Find All Anagrams in a String medium

Problem Statement

Given two strings s and p, return an array of all the start indices of p's anagrams in s. You may return the answer in any order.

An anagram is a word or phrase formed by rearranging the letters of a different word or phrase, typically using all the original letters exactly once.

Example 1:

Input: s = "cbaebabacd", p = "abc" Output: [0,6] Explanation: The substring with start index = 0 is "cba", which is an anagram of "abc". The substring with start index = 6 is "bac", which is an anagram of "abc".

Example 2:

Input: s = "abab", p = "ab" Output: [0,1,2] Explanation: The substring with start index = 0 is "ab", which is an anagram of "ab". The substring with start index = 1 is "ba", which is an anagram of "ab". The substring with start index = 2 is "ab", which is an anagram of "ab".

Steps:

  1. Create Frequency Maps: Create frequency maps (using unordered_map) for string p to store the frequency of each character.
  2. Sliding Window: Use a sliding window of the same size as p to traverse s.
  3. Compare Frequencies: For each window, create a frequency map for the current window in s.

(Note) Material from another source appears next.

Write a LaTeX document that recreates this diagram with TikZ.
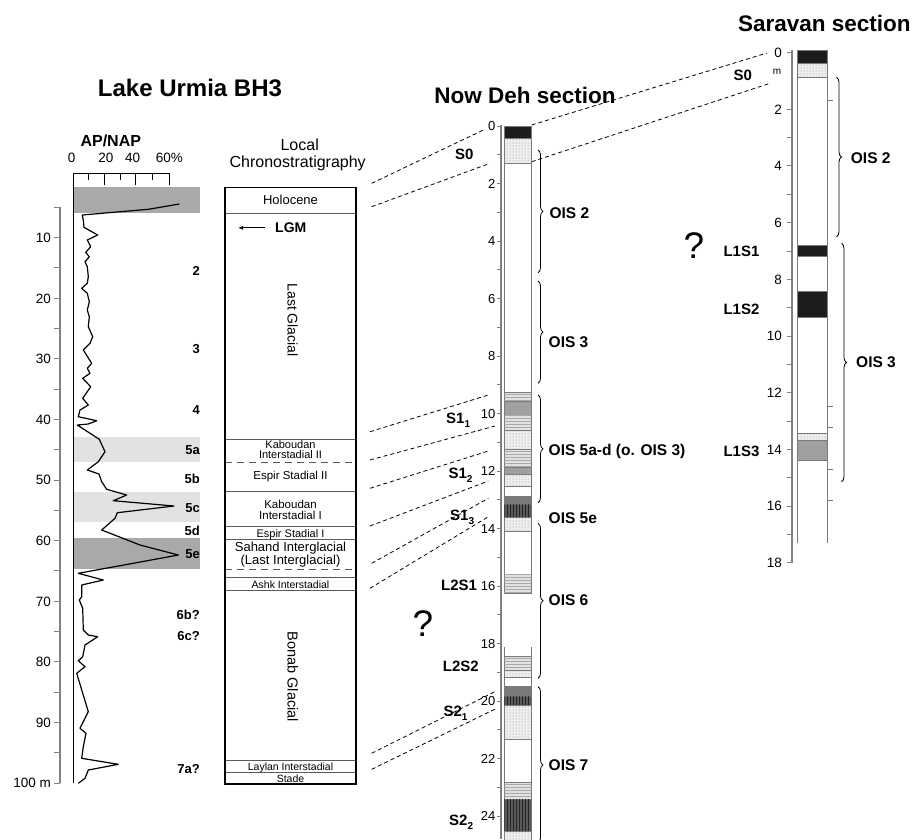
\documentclass[tikz,border=0pt]{standalone}
\usepackage{fontspec}
\setsansfont{Liberation Sans}
\usetikzlibrary{arrows.meta,patterns,decorations.pathreplacing}
\definecolor{urInk}{HTML}{1C1C1C}
\definecolor{urAxis}{HTML}{808080}
\definecolor{urDark}{HTML}{A9A9A9}
\definecolor{urLight}{HTML}{E2E2E2}
\definecolor{urMid}{HTML}{A0A0A0}
\definecolor{urDeep}{HTML}{7A7A7A}
\definecolor{urVert}{HTML}{5A5A5A}
\definecolor{urStip}{HTML}{F0F0F0}
\newcommand{\urfs}[1]{\fontsize{#1}{#1}\selectfont}

\begin{document}
\begin{tikzpicture}[
  x=1pt,y=-1pt,
  font=\sffamily,
  >=Latex,
  sectitle/.style={font=\sffamily\bfseries\urfs{22.5}, inner sep=0pt, anchor=base},
  stage/.style={font=\sffamily\bfseries\urfs{13}, inner sep=0pt, anchor=base east},
  soil/.style={font=\sffamily\bfseries\urfs{15}, inner sep=0pt, anchor=base west},
  ois/.style={font=\sffamily\bfseries\urfs{15.5}, inner sep=0pt, anchor=base west},
  dlbl/.style={font=\sffamily\urfs{13}, inner sep=0pt, anchor=base east},
  chrono/.style={font=\sffamily\urfs{11.5}, inner sep=0pt, anchor=base},
  query/.style={font=\sffamily\urfs{37}, inner sep=0pt, anchor=base},
  axisline/.style={draw=urAxis, line width=2pt},
  dtick/.style={draw=urAxis, line width=.9pt},
  bed/.style={draw=urDeep, line width=.6pt},
  wht/.style={bed, fill=white},
  blk/.style={bed, fill=urInk},
  mgry/.style={bed, fill=urMid},
  dgry/.style={bed, fill=urDeep},
  stip/.style={bed, fill=urStip, postaction={pattern=dots, pattern color=urAxis}},
  hlin/.style={bed, fill=urLight, postaction={pattern=horizontal lines, pattern color=urDark}},
  vlin/.style={bed, fill=urVert, postaction={pattern=vertical lines, pattern color=black!85}},
  tie/.style={dash pattern=on 4pt off 3pt, line width=.8pt},
  oisbrace/.style={decorate, decoration={brace, amplitude=5pt}, line width=.8pt},
]
  \clip (0,0) rectangle (912,839);

  % Lake Urmia BH3: AP/NAP curve against core depth
  \node[sectitle, font=\sffamily\bfseries\urfs{24}] (urmia) at (190,96) {Lake Urmia BH3};
  \node[sectitle, font=\sffamily\bfseries\urfs{16}] (apnap) at (110.8,146) {AP/NAP};

  \fill[urDark] (73.7,186.7) rectangle (200,212.7);
  \fill[urLight] (73.7,436.7) rectangle (200,462.3);
  \fill[urLight] (73.7,492.3) rectangle (200,521.7);
  \fill[urDark] (73.7,537.7) rectangle (200,569);

  \draw[line width=.8pt] (73.7,783) -- (73.7,173) -- (169.3,173);
  \foreach \x in {104.3,135,169.3} \draw[line width=.8pt] (\x,173) -- (\x,185);
  \foreach \x in {88.3,120,152.7} \draw[line width=.8pt] (\x,173) -- (\x,180);
  \foreach \x/\p [count=\i] in {71.7/0,106/20,132.7/40,169.3/60\%}
    \node[font=\sffamily\urfs{13.5}, inner sep=0pt, anchor=base] (pct\i) at (\x,162.7) {\p};

  \draw[axisline] (60,207.3) -- (60,783);
  \foreach \d in {5,10,...,100} \draw[dtick] (54,{177+6.06*\d}) -- (60,{177+6.06*\d});
  \foreach \d in {10,20,...,90}
    \node[dlbl, font=\sffamily\urfs{13.5}] (bh\d) at (51,{181.8+6.06*\d}) {\d};
  \node[dlbl, font=\sffamily\urfs{13.5}] (bh100) at (51,787.8) {100 m};

  \draw[line width=1.2pt, line join=round]
    (179.3,204) -- (148.3,209.3) -- (82.3,215) -- (83.3,220) -- (84,227.3) --
    (97.7,235) -- (87.3,240) -- (90.7,246.7) -- (85.7,252.3) -- (89.3,256.7) --
    (85,261.7) -- (87.3,266.7) -- (88.3,276.7) -- (87.3,283.3) -- (81.7,288.3) --
    (87.3,293.3) -- (89.3,301.7) -- (87.3,310) -- (89.3,316.7) -- (88.3,326.7) --
    (92.7,336.7) -- (90,343.3) -- (83.3,350) -- (91.7,363.3) -- (87.3,368.3) --
    (90,373.3) -- (82.7,378.3) -- (90.7,386.7) -- (82.7,398.3) -- (88.3,405) --
    (80,410) -- (78.3,416.7) -- (96.7,420.7) -- (88.3,424) -- (77.3,425) --
    (99.3,439.3) -- (105,451.7) -- (98.3,461.7) -- (87.3,470) -- (99,474) --
    (101.7,481.7) -- (106.7,489.3) -- (126.7,495) -- (113.3,500.7) -- (174,506) --
    (117.3,512.7) -- (115,518.3) -- (101.7,530) -- (140,545) -- (178.3,555) --
    (120,565.7) -- (78.3,573.3) -- (103.3,580) -- (81.7,585) -- (81.7,596.7) --
    (79.3,600) -- (82.7,608.3) -- (83.3,630) -- (88.3,635) -- (97.7,636.7) --
    (85,645) -- (82.7,656.7) -- (78.3,660.7) -- (85,666.7) -- (76.7,673.3) --
    (88.3,711.7) -- (80,728.3) -- (86,733.3) -- (83.3,746.7) -- (81.7,758.3) --
    (118.3,764.3) -- (88.3,770) -- (85,778.3) -- (78.3,783.3);

  \foreach \s/\y [count=\i] in {2/275.4,3/353,4/414.7,5a/454.7,5b/483,5c/512,
      5d/535.4,5e/558.7,6b?/619,6c?/640.7,7a?/773}
    \node[stage] (stage\i) at (200,\y) {\s};

  % Local chronostratigraphy column
  \node[font=\sffamily\urfs{16}, inner sep=0pt, anchor=base] (local) at (299.7,150.7) {Local};
  \node[font=\sffamily\urfs{16}, inner sep=0pt, anchor=base] (chron) at (297.7,167.5)
    {Chronostratigraphy};
  \foreach \y in {213.3,439,491.7,526.7,539,577.3,590.7,760.7,772.3}
    \draw[black!65, line width=.7pt] (225,\y) -- (356,\y);
  \foreach \y in {462.3,569.3}
    \draw[black!65, line width=.7pt, dash pattern=on 7pt off 5pt] (225,\y) -- (356,\y);
  \draw[line width=1.3pt] (225,187.3) rectangle (356,784);

  \node[chrono, font=\sffamily\urfs{13}] (holo) at (290.5,204.7) {Holocene};
  \node[font=\sffamily\bfseries\urfs{14}, inner sep=0pt, anchor=base west] (lgm) at (275,232.7) {LGM};
  \draw[-{Latex[length=5pt,width=4pt]}, line width=.9pt] ([xshift=-10pt]lgm.west) -- ++(-27,0);
  \node[font=\sffamily\urfs{14}, rotate=-90, inner sep=0pt] (lastgl) at (292.7,320) {Last Glacial};
  \node[chrono, font=\sffamily\urfs{11}] (kab2) at (290.5,448.6) {Kaboudan};
  \node[chrono, font=\sffamily\urfs{11}] (kab2b) at (290.5,458.2) {Interstadial II};
  \node[chrono] (esp2) at (290.5,479.1) {Espir Stadial II};
  \node[chrono] (kab1) at (290.5,508.8) {Kaboudan};
  \node[chrono] (kab1b) at (290.5,519.6) {Interstadial I};
  \node[chrono, font=\sffamily\urfs{11}] (esp1) at (290.5,537.2) {Espir Stadial I};
  \node[chrono, font=\sffamily\urfs{13}] (sahand) at (290.5,551.5) {Sahand Interglacial};
  \node[chrono, font=\sffamily\urfs{13}] (lastig) at (290.5,564.6) {(Last Interglacial)};
  \node[chrono, font=\sffamily\urfs{10.5}] (ashk) at (290.5,588.1) {Ashk Interstadial};
  \node[font=\sffamily\urfs{14.5}, rotate=-90, inner sep=0pt] (bonab) at (292.7,676.7) {Bonab Glacial};
  \node[chrono, font=\sffamily\urfs{10.5}] (laylan) at (290.5,770.5) {Laylan Interstadial};
  \node[chrono, font=\sffamily\urfs{10.5}] (stade) at (290.5,782) {Stade};

  % ties between the lake record and the loess sections
  \foreach \ax/\ay/\bx/\by in {371.7/183.3/483.3/130, 371.7/206.7/490/163.3,
      370/431.7/488.3/395, 370/460/495/426, 370/488.3/488.3/451, 370/526/488.3/481,
      371.7/563.3/488.3/498.3, 370/588.3/488.3/516.7, 371.7/753.3/496.7/690.7,
      371.7/769.3/496.7/708.3, 531.7/125/767/53, 531.7/161.7/770/83.3}
    \draw[tie] (\ax,\ay) -- (\bx,\by);

  % Now Deh section
  \node[sectitle] (nowdeh) at (525,103.3) {Now Deh section};
  \draw[axisline] (501,125) -- (501,839);
  \foreach \d in {0,...,25} \draw[dtick] (497,{126+28.75*\d}) -- (501,{126+28.75*\d});
  \foreach \d in {0,2,...,24} \node[dlbl] (nd\d) at (495.5,{130.6+28.75*\d}) {\d};
  \foreach \t/\b/\s in {126/138.3/blk, 138.3/163.3/stip, 163.3/392.3/wht,
      392.3/401.7/hlin, 401.7/415/mgry, 415/430.7/hlin, 430.7/449/stip,
      449/467.3/hlin, 467.3/474.3/mgry, 474.3/486/stip, 486/496/wht,
      496/504/dgry, 504/517.3/vlin, 517.3/531.7/stip, 531.7/574.3/wht,
      574.3/593.3/hlin, 656.7/670/hlin, 670/677.7/stip, 677.7/686/wht,
      686/696/dgry, 696/705.7/vlin, 705.7/739.3/stip, 739.3/782.3/wht,
      782.3/799.3/hlin, 799.3/831.7/vlin, 831.7/845/stip}
    \draw[\s] (504.3,\t) rectangle (531,\b);
  \draw[bed] (504.3,646.7) -- (504.3,656.7) (531,646.7) -- (531,656.7);

  \node[soil] (s0a) at (455,159.5) {S0};
  \node[soil] (s11) at (446,423) {S1\raisebox{-4pt}{\urfs{10}1}};
  \node[soil] (s12) at (448.3,478.5) {S1\raisebox{-4pt}{\urfs{10}2}};
  \node[soil] (s13) at (450,520.7) {S1\raisebox{-4pt}{\urfs{10}3}};
  \node[soil] (l2s1) at (441,590.7) {L2S1};
  \node[soil] (l2s2) at (442.7,671.7) {L2S2};
  \node[soil] (s21) at (443.3,716) {S2\raisebox{-4pt}{\urfs{10}1}};
  \node[soil] (s22) at (449,825) {S2\raisebox{-4pt}{\urfs{10}2}};
  \node[query] (qnd) at (423,636.7) {?};

  \draw[oisbrace] (538,150) -- (538,272.7);
  \draw[oisbrace] (538,281) -- (538,383.3);
  \draw[oisbrace] (538,395) -- (538,502.7);
  \draw[oisbrace] (538,523.3) -- (538,678.3);
  \draw[oisbrace] (538,686.7) -- (538,843);
  \node[ois] (nd2) at (549.3,218.8) {OIS 2};
  \node[ois] (nd3) at (548.5,347.2) {OIS 3};
  \node[ois] (nd5) at (548.5,455.5) {OIS 5a-d (o. OIS 3)};
  \node[ois] (nd5e) at (548.5,523.8) {OIS 5e};
  \node[ois] (nd6) at (548.5,605.5) {OIS 6};
  \node[ois] (nd7) at (548.5,770.5) {OIS 7};

  % Saravan section
  \node[sectitle] (saravan) at (824.3,31.7) {Saravan section};
  \draw[axisline] (791.7,50) -- (791.7,563.3);
  \foreach \d in {0,2,3,...,18} \draw[dtick] (786.7,{52.5+28.35*\d}) -- (791.7,{52.5+28.35*\d});
  \foreach \d in {0,2,...,18}
    \node[dlbl, font=\sffamily\urfs{13.5}] (sv\d) at (782,{57.3+28.35*\d}) {\d};
  \node[font=\sffamily\urfs{10}, inner sep=0pt] (svm) at (777,71.7) {m};
  \foreach \t/\b/\s in {50/63.3/blk, 63.3/77.3/stip, 77.3/245/wht, 245/256.7/blk,
      256.7/291.5/wht, 291.5/317.3/blk, 317.3/433.3/wht, 433.3/440/stip, 440/460.7/mgry}
    \draw[\s] (797.7,\t) rectangle (827.7,\b);
  \draw[bed] (797.7,460.7) -- (797.7,543.3) (827.7,460.7) -- (827.7,543.3);
  \foreach \y in {100.7,406,427.7,469.3,500} \draw[bed] (827.7,\y) -- (833,\y);

  \node[soil] (s0b) at (733.3,80) {S0};
  \node[soil] (l1s1) at (723.3,256.7) {L1S1};
  \node[soil] (l1s2) at (723.3,314) {L1S2};
  \node[soil] (l1s3) at (723.3,456.7) {L1S3};
  \node[query] (qsv) at (694,258.3) {?};

  \draw[oisbrace] (836.5,77.3) -- (836.5,236.7);
  \draw[oisbrace] (841.5,243.3) -- (841.5,481.7);
  \node[ois] (sv2) at (850.7,163.8) {OIS 2};
  \node[ois] (sv3) at (856,367.2) {OIS 3};
\end{tikzpicture}
\end{document}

Compare this window's frequency map with p's frequency map. If they are identical, it's an anagram.
  4. Store Indices: If an anagram is found, store its starting index in the result vector.
  5. Optimize with Sliding Window: Instead of creating a new frequency map for each window, efficiently update the frequency map by subtracting the leftmost character and adding the rightmost character as the window slides.

Explanation:

The solution uses a sliding window technique to efficiently check for anagrams. Instead of repeatedly creating frequency maps for every substring, we update a single frequency map as the window moves. This significantly reduces the time complexity. We use unordered_map for efficient character counting because its average lookup time is O(1).

Code:

#include <iostream>
#include <vector>
#include <unordered_map>

using namespace std;

vector<int> findAnagrams(string s, string p) {
    vector<int> result;
    if (s.length() < p.length()) return result; //Handle cases where p is longer than s

    unordered_map<char, int> p_freq;
    for (char c : p) {
        p_freq[c]++;
    }

    unordered_map<char, int> window_freq;
    int window_start = 0;
    int window_end = 0;
    int matched = 0;

    while (window_end < s.length()) {
        char right_char = s[window_end];
        window_freq[right_char]++;
        if (p_freq.count(right_char) && window_freq[right_char] == p_freq[right_char]) {
            matched++;
        }

        while (matched == p_freq.size()) {
            if (window_end - window_start + 1 == p.length()) {
                result.push_back(window_start);
            }
            char left_char = s[window_start];
            window_freq[left_char]--;
            if (p_freq.count(left_char) && window_freq[left_char] < p_freq[left_char]) {
                matched--;
            }
            window_start++;
        }
        window_end++;
    }

    return result;
}


int main() {
    string s = "cbaebabacd";
    string p = "abc";
    vector<int> indices = findAnagrams(s, p);
    cout << "[";
    for (int i = 0; i < indices.size(); ++i) {
        cout << indices[i] << (i == indices.size() - 1 ? "" : ",");
    }
    cout << "]" << endl; // Output: [0,6]

    s = "abab";
    p = "ab";
    indices = findAnagrams(s,p);
    cout << "[";
    for (int i = 0; i < indices.size(); ++i) {
        cout << indices[i] << (i == indices.size() - 1 ? "" : ",");
    }
    cout << "]" << endl; //Output: [0,1,2]

    return 0;
}

Complexity:

  • Time Complexity: O(n), where n is the length of string s. The sliding window traverses s only once.
  • Space Complexity: O(1). The space used by the frequency maps is constant because the number of unique characters in the alphabet is fixed. (Technically, it could be O(k) where k is the size of the character set, but this is usually considered constant in the context of character strings).